Ailton Krenak: “Norma jurídica não é poesia”.

A formação de uma Assembleia Nacional Constituinte (ANC), após mais de duas

décadas de regime autoritário, é certamente um marco na história recente do Brasil.

Entender os meandros políticos desse momento, bem como compreender as

reivindicações populares por uma carta política democrática é essencial para estabelecer

um debate sobre o patrimônio cultural como espaço de conflitos. Perscrutar o passado

através da História Oral é tentar, aos olhos do presente, identificar fatos e agentes atuantes

em momentos marcantes como esse. Através de Ailton Krenak, de sua memória e de

algumas de várias de suas intervenções na ANC, farei um exercício de diálogo com o

passado, pela mediação desse que foi uma voz ativa nesse processo1.

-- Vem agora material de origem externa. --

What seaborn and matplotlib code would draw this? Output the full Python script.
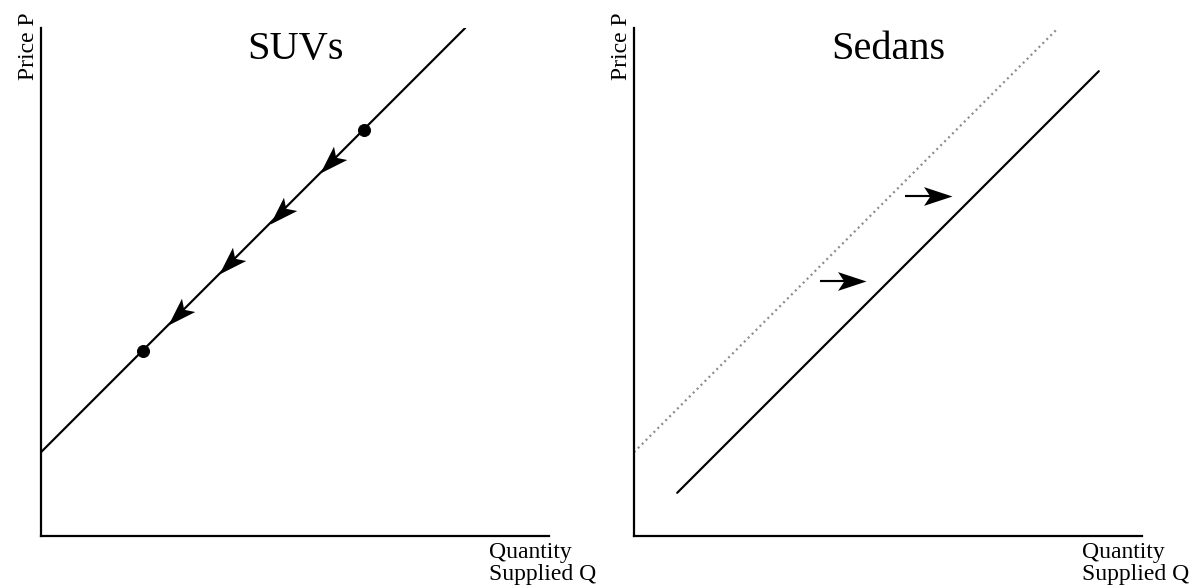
import numpy as np
import pandas as pd
import matplotlib
matplotlib.use("Agg")
import matplotlib.pyplot as plt
from matplotlib.markers import MarkerStyle
from matplotlib.path import Path
from matplotlib.transforms import Affine2D
import seaborn as sns

# ---- data -------------------------------------------------------------
# SUV supply curve (movement along the curve)
suv_q = [0.0, 8.35]
suv_p = [1.65, 10.0]
suv_points_q = [2.0, 6.35]
suv_points_p = [3.65, 8.0]
suv_arrow_q = [5.5, 4.5, 3.5, 2.5]
suv_arrow_p = [7.15, 6.15, 5.15, 4.15]

# Sedan supply curves (shift of the curve)
sedan_old_q = [0.0, 8.35]
sedan_old_p = [1.65, 10.0]
sedan_new_q = [0.85, 9.15]
sedan_new_p = [0.85, 9.15]
shift_tail_q = [3.66, 5.33]
shift_tip_q = [4.57, 6.26]
shift_p = [5.02, 6.69]

titles = ["SUVs", "Sedans"]
y_label = "Price P"
x_label = "Quantity\nSupplied Q"

# ---- style ------------------------------------------------------------
sns.set_style("white")
plt.rcParams["font.family"] = ["Liberation Serif", "DejaVu Serif"]
plt.rcParams["text.color"] = "black"

W, H = 1196, 588
fig = plt.figure(figsize=(W / 100, H / 100), dpi=100)

def px_axes(left, bottom, width, height):
    return fig.add_axes([left / W, bottom / H, width / W, height / H])

ax1 = px_axes(41, 52, 508, 508)
ax2 = px_axes(634, 52, 508, 508)

# stealth-style arrowhead, tip at the origin pointing along +x
head_path = Path([(0, 0), (-1, 0.33), (-0.78, 0), (-1, -0.33), (0, 0)],
                 [Path.MOVETO, Path.LINETO, Path.LINETO, Path.LINETO, Path.CLOSEPOLY])

def head_marker(angle):
    return MarkerStyle(head_path, transform=Affine2D().rotate_deg(angle))

LW = 1.55
HEAD_MS = 41

for ax, title in zip((ax1, ax2), titles):
    ax.set_xlim(0, 10)
    ax.set_ylim(0, 10)
    ax.set_xticks([])
    ax.set_yticks([])
    ax.set_xlabel("")
    ax.set_ylabel("")
    for s in ("top", "right"):
        ax.spines[s].set_visible(False)
    for s in ("left", "bottom"):
        ax.spines[s].set_linewidth(1.6)
        ax.spines[s].set_color("black")
    ax.text(0.5, 0.958, title, transform=ax.transAxes, ha="center", va="center",
            fontsize=29, color="black")
    ax.text(-0.025, 1.03, y_label, transform=ax.transAxes, rotation=90,
            ha="center", va="top", fontsize=17, color="black")
    ax.text(0.882, -0.012, x_label, transform=ax.transAxes, ha="left", va="top",
            fontsize=17, linespacing=1.08, color="black")

# ---- left panel: SUVs -------------------------------------------------
sns.lineplot(x=suv_q, y=suv_p, ax=ax1, color="black", lw=LW, sort=False)
sns.scatterplot(x=suv_points_q, y=suv_points_p, ax=ax1, color="black", s=75,
                edgecolor="black", zorder=4)
ax1.plot(suv_arrow_q, suv_arrow_p, linestyle="none", marker=head_marker(225),
         markersize=HEAD_MS, color="black", markeredgewidth=0, zorder=5)

# ---- right panel: Sedans ----------------------------------------------
sns.lineplot(x=sedan_old_q, y=sedan_old_p, ax=ax2, color="#8c8c8c", lw=1.6,
             sort=False, linestyle=(0, (0.9, 1.6)))
sns.lineplot(x=sedan_new_q, y=sedan_new_p, ax=ax2, color="black", lw=LW, sort=False)

head_len = 0.5 * HEAD_MS * (100 / 72) / 50.8  # arrowhead length in data units
for tq, hq, p in zip(shift_tail_q, shift_tip_q, shift_p):
    ax2.plot([tq, hq - 0.7 * head_len], [p, p], color="black", lw=LW,
             solid_capstyle="butt")
    ax2.plot([hq], [p], linestyle="none", marker=head_marker(0), markersize=HEAD_MS,
             color="black", markeredgewidth=0, zorder=5)

for ax in (ax1, ax2):
    leg = ax.get_legend()
    if leg is not None:
        leg.remove()

fig.savefig("out.png", dpi=100, facecolor="white")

Ailton Krenak é um homem que enxerga além de seu tempo. Nos anos de 1987 e

1988 fixou-se como importante participante nos debates constituintes, representando, de

forma incisiva e evidente, a causa indígena. Representou a União das Nações Indígenas

(UNI), participou de assembleias e plenárias, como, por exemplo, as da Subcomissão da

Educação, Cultura e Esportes.

Em defesa dos indígenas, protagonizou um dos momentos políticos mais

marcantes daquela década: pintou seu rosto de jenipapo, num gesto Rin´tá, armado de

luto e de guerra, ao discordar das modificações feitas nas reivindicações apresentadas nas

subcomissões e comissões que antecederam a Comissão de Sistematização.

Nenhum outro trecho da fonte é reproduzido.